Leave out the pictures and repeat the data exactly.

[Information supplied]
▼

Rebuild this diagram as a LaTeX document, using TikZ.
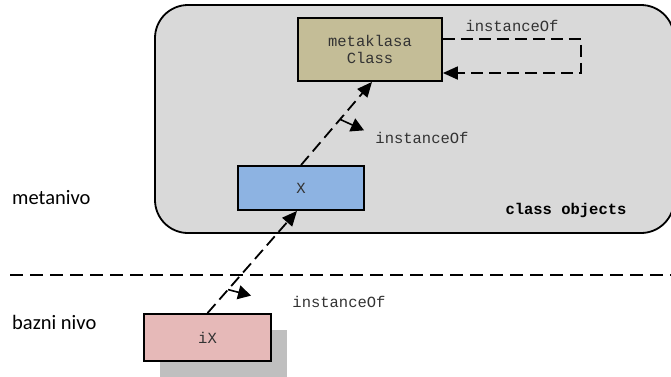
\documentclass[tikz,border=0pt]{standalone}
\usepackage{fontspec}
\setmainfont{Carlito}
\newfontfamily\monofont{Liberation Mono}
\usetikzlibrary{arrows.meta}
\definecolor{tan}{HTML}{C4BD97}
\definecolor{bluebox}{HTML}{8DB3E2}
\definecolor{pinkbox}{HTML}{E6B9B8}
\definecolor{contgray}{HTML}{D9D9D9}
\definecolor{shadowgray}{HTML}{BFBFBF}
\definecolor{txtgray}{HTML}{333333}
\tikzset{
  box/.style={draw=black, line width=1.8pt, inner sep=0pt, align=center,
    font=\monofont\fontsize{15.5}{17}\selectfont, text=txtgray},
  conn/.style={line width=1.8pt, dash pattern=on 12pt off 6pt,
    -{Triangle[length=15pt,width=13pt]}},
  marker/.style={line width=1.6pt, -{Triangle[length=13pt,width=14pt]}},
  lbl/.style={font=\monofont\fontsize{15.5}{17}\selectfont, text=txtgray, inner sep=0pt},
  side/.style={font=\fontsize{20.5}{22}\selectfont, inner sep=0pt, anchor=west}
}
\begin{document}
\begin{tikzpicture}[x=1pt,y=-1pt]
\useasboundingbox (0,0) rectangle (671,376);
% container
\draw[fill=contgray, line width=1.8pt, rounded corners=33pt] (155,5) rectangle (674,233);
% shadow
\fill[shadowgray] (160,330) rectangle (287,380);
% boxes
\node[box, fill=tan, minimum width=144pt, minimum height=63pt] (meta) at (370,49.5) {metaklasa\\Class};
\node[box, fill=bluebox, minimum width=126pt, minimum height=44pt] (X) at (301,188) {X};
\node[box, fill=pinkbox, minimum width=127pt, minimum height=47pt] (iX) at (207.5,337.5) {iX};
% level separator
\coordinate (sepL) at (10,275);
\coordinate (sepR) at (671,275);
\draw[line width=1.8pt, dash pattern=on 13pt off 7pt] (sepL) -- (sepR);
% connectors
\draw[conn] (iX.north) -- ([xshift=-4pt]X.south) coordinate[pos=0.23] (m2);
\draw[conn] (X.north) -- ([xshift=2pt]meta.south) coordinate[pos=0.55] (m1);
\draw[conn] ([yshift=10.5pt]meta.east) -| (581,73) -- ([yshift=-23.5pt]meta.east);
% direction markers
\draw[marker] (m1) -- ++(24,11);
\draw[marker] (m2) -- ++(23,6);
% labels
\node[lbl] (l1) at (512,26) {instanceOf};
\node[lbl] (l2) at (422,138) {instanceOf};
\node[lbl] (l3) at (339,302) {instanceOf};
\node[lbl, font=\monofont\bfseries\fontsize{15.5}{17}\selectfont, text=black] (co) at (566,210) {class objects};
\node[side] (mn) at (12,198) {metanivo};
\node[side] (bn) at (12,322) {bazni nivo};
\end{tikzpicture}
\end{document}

▲

[Exercise answer]
Rebuild this diagram as a LaTeX document, using TikZ.
\documentclass[tikz,border=0pt]{standalone}
\usepackage{fontspec}
\setmainfont{Carlito}
\newfontfamily\monofont{Liberation Mono}
\usetikzlibrary{arrows.meta}
\definecolor{tan}{HTML}{C4BD97}
\definecolor{bluebox}{HTML}{8DB3E2}
\definecolor{pinkbox}{HTML}{E6B9B8}
\definecolor{contgray}{HTML}{D9D9D9}
\definecolor{shadowgray}{HTML}{BFBFBF}
\definecolor{txtgray}{HTML}{333333}
\tikzset{
  box/.style={draw=black, line width=1.8pt, inner sep=0pt, align=center,
    font=\monofont\fontsize{15.5}{17}\selectfont, text=txtgray},
  conn/.style={line width=1.8pt, dash pattern=on 12pt off 6pt,
    -{Triangle[length=15pt,width=13pt]}},
  marker/.style={line width=1.6pt, -{Triangle[length=13pt,width=14pt]}},
  lbl/.style={font=\monofont\fontsize{15.5}{17}\selectfont, text=txtgray, inner sep=0pt},
  side/.style={font=\fontsize{20.5}{22}\selectfont, inner sep=0pt, anchor=west}
}
\begin{document}
\begin{tikzpicture}[x=1pt,y=-1pt]
\useasboundingbox (0,0) rectangle (671,376);
% container
\draw[fill=contgray, line width=1.8pt, rounded corners=33pt] (155,5) rectangle (674,233);
% shadow
\fill[shadowgray] (160,330) rectangle (287,380);
% boxes
\node[box, fill=tan, minimum width=144pt, minimum height=63pt] (meta) at (370,49.5) {metaklasa\\Class};
\node[box, fill=bluebox, minimum width=126pt, minimum height=44pt] (X) at (301,188) {X};
\node[box, fill=pinkbox, minimum width=127pt, minimum height=47pt] (iX) at (207.5,337.5) {iX};
% level separator
\coordinate (sepL) at (10,275);
\coordinate (sepR) at (671,275);
\draw[line width=1.8pt, dash pattern=on 13pt off 7pt] (sepL) -- (sepR);
% connectors
\draw[conn] (iX.north) -- ([xshift=-4pt]X.south) coordinate[pos=0.23] (m2);
\draw[conn] (X.north) -- ([xshift=2pt]meta.south) coordinate[pos=0.55] (m1);
\draw[conn] ([yshift=10.5pt]meta.east) -| (581,73) -- ([yshift=-23.5pt]meta.east);
% direction markers
\draw[marker] (m1) -- ++(24,11);
\draw[marker] (m2) -- ++(23,6);
% labels
\node[lbl] (l1) at (512,26) {instanceOf};
\node[lbl] (l2) at (422,138) {instanceOf};
\node[lbl] (l3) at (339,302) {instanceOf};
\node[lbl, font=\monofont\bfseries\fontsize{15.5}{17}\selectfont, text=black] (co) at (566,210) {class objects};
\node[side] (mn) at (12,198) {metanivo};
\node[side] (bn) at (12,322) {bazni nivo};
\end{tikzpicture}
\end{document}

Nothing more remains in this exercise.